A 1957 graduate of the Reppert School of Auctioneering in Decatur, Indiana, Kruse cried his 5,000th auction in Houston in 1987, and is reportedly one of the youngest men to even attain that goal.

Kruse is a former Indiana State Senator. He was elected as a Democrat at the age of 25, in an election that maintained party control over that body, and served from 1966 to 1970. He is a past president of the Indiana Auctioneer's Association, and was elected as a member of their hall of fame, along with his father Russell and brother Dennis Kruse.
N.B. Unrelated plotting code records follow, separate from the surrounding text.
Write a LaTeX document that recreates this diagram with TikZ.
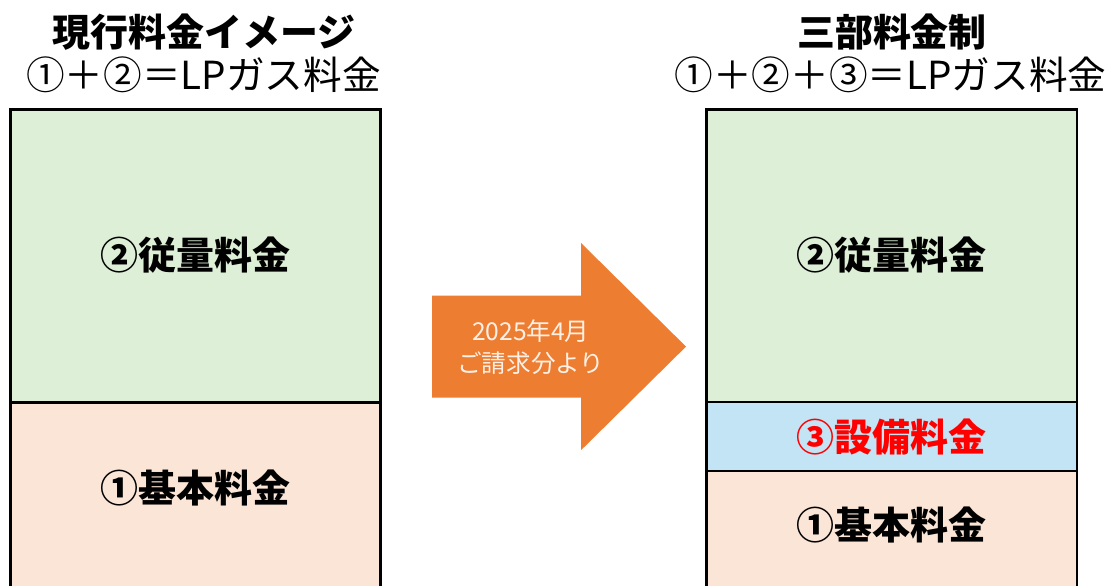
\documentclass[tikz,border=0pt]{standalone}
\usepackage{fontspec}
\setmainfont{Noto Sans CJK JP}
\usepackage{xcolor}
\definecolor{usagegreen}{HTML}{DDEFD6}
\definecolor{basepeach}{HTML}{FBE5D6}
\definecolor{equipblue}{HTML}{C2E4F5}
\definecolor{arroworange}{HTML}{ED7D31}
\definecolor{arrowtext}{HTML}{FFF0E6}
\tikzset{%
    heading/.style={font=\fontsize{27}{30}\selectfont\bfseries},
    formula/.style={font=\fontsize{27.5}{30}\selectfont},
    feename/.style={font=\fontsize{27}{30}\selectfont\bfseries},
    notice/.style={text=arrowtext, align=center, font=\fontsize{17.5}{22.8}\selectfont},
    boxline/.style={line width=2pt}
}

\begin{document}
\begin{tikzpicture}
	\useasboundingbox (0,0) rectangle (27.85,14.625);
	% current scheme
	\fill[usagegreen] (0.26,4.56) rectangle (9.51,11.89);
	\fill[basepeach] (0.26,-0.5) rectangle (9.51,4.56);
	\draw[boxline] (0.26,-0.5) -- (0.26,11.89) -- (9.51,11.89) -- (9.51,-0.5);
	\draw[boxline] (0.26,4.56) -- (9.51,4.56);
	% three-part scheme
	\fill[usagegreen] (17.66,4.575) rectangle (26.925,11.89);
	\fill[equipblue] (17.66,2.85) rectangle (26.925,4.575);
	\fill[basepeach] (17.66,-0.5) rectangle (26.925,2.85);
	\draw[boxline] (17.66,-0.5) -- (17.66,11.89) -- (26.925,11.89) -- (26.925,-0.5);
	\draw[boxline] (17.66,4.575) -- (26.925,4.575);
	\draw[boxline] (17.66,2.85) -- (26.925,2.85);
	% arrow
	\fill[arroworange] (10.8,4.685) -- (10.8,7.235) -- (14.525,7.235) -- (14.525,8.55)
		-- (17.15,5.96) -- (14.525,3.37) -- (14.525,4.685) -- cycle;
\node[heading] (oldtitle) at (5.11,13.825) {現行料金イメージ};
\node[formula] (oldsum) at (5.09,12.75) {①＋②＝LPガス料金};
\node[heading] (newtitle) at (22.3,13.825) {三部料金制};
\node[formula] (newsum) at (22.26,12.75) {①＋②＋③＝LPガス料金};
\node[feename] (oldusage) at (4.89,8.25) {②従量料金};
\node[feename] (oldbase) at (4.89,2.425) {①基本料金};
\node[feename] (newusage) at (22.29,8.25) {②従量料金};
\node[feename,text=red] (newequip) at (22.29,3.71) {③設備料金};
\node[feename] (newbase) at (22.29,1.5) {①基本料金};
\node[notice] (startdate) at (13.27,5.95) {2025年4月\\ご請求分より};
\end{tikzpicture}
\end{document}
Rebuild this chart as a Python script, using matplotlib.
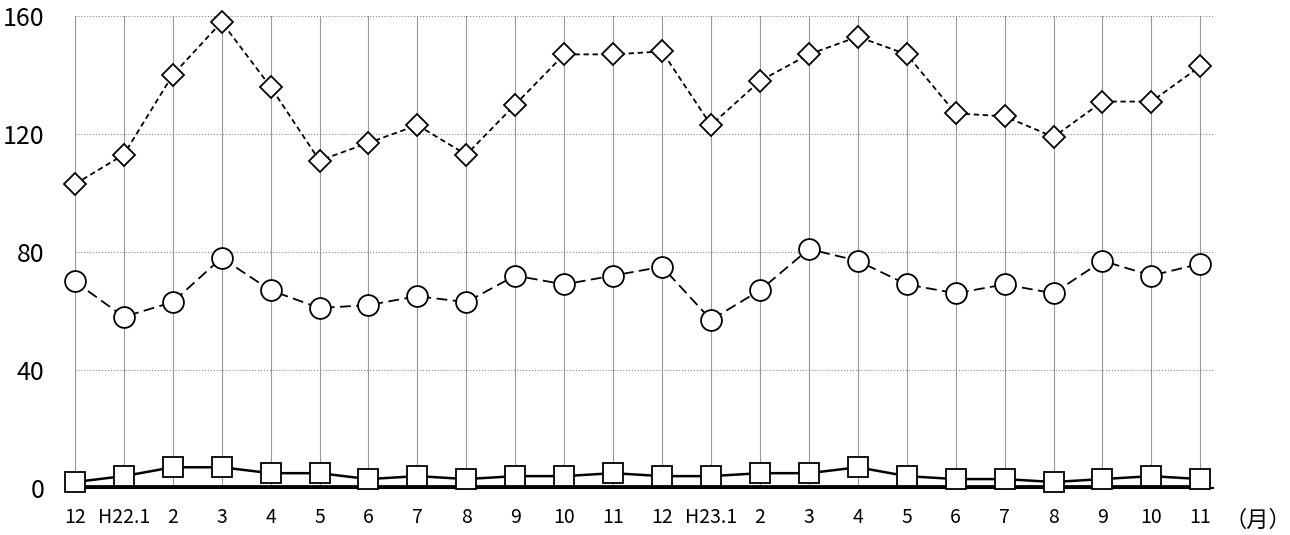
import matplotlib
matplotlib.use("Agg")
import matplotlib.pyplot as plt

plt.rcParams["font.family"] = ["Noto Sans CJK JP", "DejaVu Sans"]

labels = ["12", "H22.1", "2", "3", "4", "5", "6", "7", "8", "9", "10", "11",
          "12", "H23.1", "2", "3", "4", "5", "6", "7", "8", "9", "10", "11"]
diamonds = [103, 113, 140, 158, 136, 111, 117, 123, 113, 130, 147, 147,
            148, 123, 138, 147, 153, 147, 127, 126, 119, 131, 131, 143]
circles = [70, 58, 63, 78, 67, 61, 62, 65, 63, 72, 69, 72,
           75, 57, 67, 81, 77, 69, 66, 69, 66, 77, 72, 76]
squares = [2, 4, 7, 7, 5, 5, 3, 4, 3, 4, 4, 5,
           4, 4, 5, 5, 7, 4, 3, 3, 2, 3, 4, 3]
zeros = [0.5] * 24

x = list(range(len(labels)))

fig = plt.figure(figsize=(12.9, 5.35), dpi=100)
ax = fig.add_axes([0.058, 0.088, 0.882, 0.882])

ax.plot(x, diamonds, color="black", linestyle=(0, (3, 2)), linewidth=1.3, clip_on=False,
        marker="D", markersize=11, markerfacecolor="white", markeredgewidth=1.3, zorder=3)
ax.plot(x, circles, color="black", linestyle=(0, (6, 3)), linewidth=1.3, clip_on=False,
        marker="o", markersize=15, markerfacecolor="white", markeredgewidth=1.3, zorder=3)
ax.plot(x, zeros, color="black", linewidth=2, zorder=2, clip_on=False)
ax.plot(x, squares, color="black", linewidth=1.8, clip_on=False,
        marker="s", markersize=14, markerfacecolor="white", markeredgewidth=1.3, zorder=3)

ax.set_xlim(0, 23.25)
ax.set_ylim(0, 160)
ax.set_yticks([0, 40, 80, 120, 160])
ax.set_xticks(x)
ax.set_xticklabels(labels)
ax.tick_params(axis="x", length=0, labelsize=14, pad=14)
ax.tick_params(axis="y", length=0, labelsize=18, pad=22)

ax.grid(axis="x", color="#999999", linewidth=0.8, zorder=0)
ax.grid(axis="y", color="#888888", linestyle=":", linewidth=0.8, zorder=0)
for side in ["top", "right"]:
    ax.spines[side].set_visible(False)
ax.spines["left"].set_color("#999999")
ax.spines["bottom"].set_linewidth(1.5)

fig.text(0.975, 0.028, "（月）", fontsize=16, ha="center", va="center")

fig.savefig("out.png")
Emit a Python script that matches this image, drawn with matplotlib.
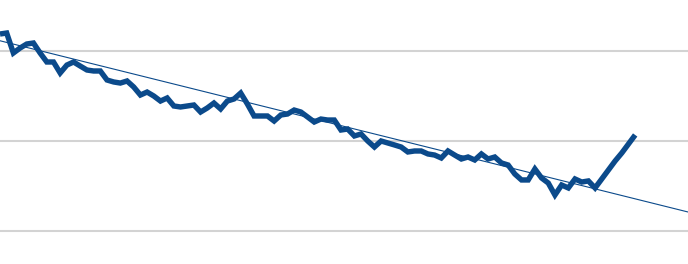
import numpy as np
import matplotlib
matplotlib.use("Agg")
import matplotlib.pyplot as plt

# series values (gridlines sit at 2, 3 and 4)
values = [4.189, 4.200, 3.978, 4.033, 4.078, 4.089, 3.978, 3.878, 3.878, 3.756,
          3.844, 3.878, 3.833, 3.789, 3.778, 3.778, 3.678, 3.656, 3.644, 3.667,
          3.600, 3.511, 3.544, 3.500, 3.444, 3.478, 3.389, 3.378, 3.389, 3.400,
          3.322, 3.367, 3.422, 3.356, 3.444, 3.467, 3.533, 3.411, 3.278, 3.278,
          3.278, 3.222, 3.289, 3.300, 3.344, 3.322, 3.267, 3.211, 3.244, 3.233,
          3.233, 3.122, 3.133, 3.056, 3.078, 3.000, 2.933, 3.000, 2.978, 2.956,
          2.933, 2.878, 2.889, 2.889, 2.856, 2.844, 2.811, 2.889, 2.844, 2.800,
          2.822, 2.789, 2.856, 2.800, 2.822, 2.756, 2.733, 2.633, 2.567, 2.567,
          2.689, 2.589, 2.533, 2.400, 2.511, 2.478, 2.578, 2.544, 2.556, 2.478,
          2.578, 2.678, 2.778, 2.867, 2.967, 3.067]
periods = np.arange(len(values))

# trend line as drawn in the picture (start and end of the visible range)
trend_x = [0, 102.9]
trend_y = [4.114, 2.211]

grid_levels = [2, 3, 4]
line_color = "#0b4a8b"

fig = plt.figure(figsize=(6.88, 2.64), dpi=100)
ax = fig.add_axes([0, 0, 1, 1])

for g in grid_levels:
    ax.axhline(g, color="#d3d3d3", linewidth=1.5, zorder=1)

ax.plot(trend_x, trend_y, color=line_color, linewidth=0.8, zorder=2)
ax.plot(periods, values, color=line_color, linewidth=3.9,
        solid_joinstyle="miter", solid_capstyle="butt", zorder=3)

ax.set_xlim(trend_x[0], trend_x[1])
ax.set_ylim(1.633, 4.567)
ax.axis("off")

fig.savefig("out.png", dpi=100)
Dean was responsible for negotiating the purchase of his auction company in 1999 by online auctioneer eBay which paid $275 million for Kruse International and Billpoint. The company was purchased back from eBay by Dean Kruse in 2002. Kruse used part of the money he received from eBay to start two museums in Auburn; the World War II Victory Museum and the Kruse Automotive Horse Power and Carriage Museum.

On May 25, 2010, the Indiana Auctioneer Commission suspended Kruse's auctioneer's license for two years and permanently revoked the license of his company, Kruse, Inc., after receiving complaints that he had been failing to pay those who sold items through his auctions.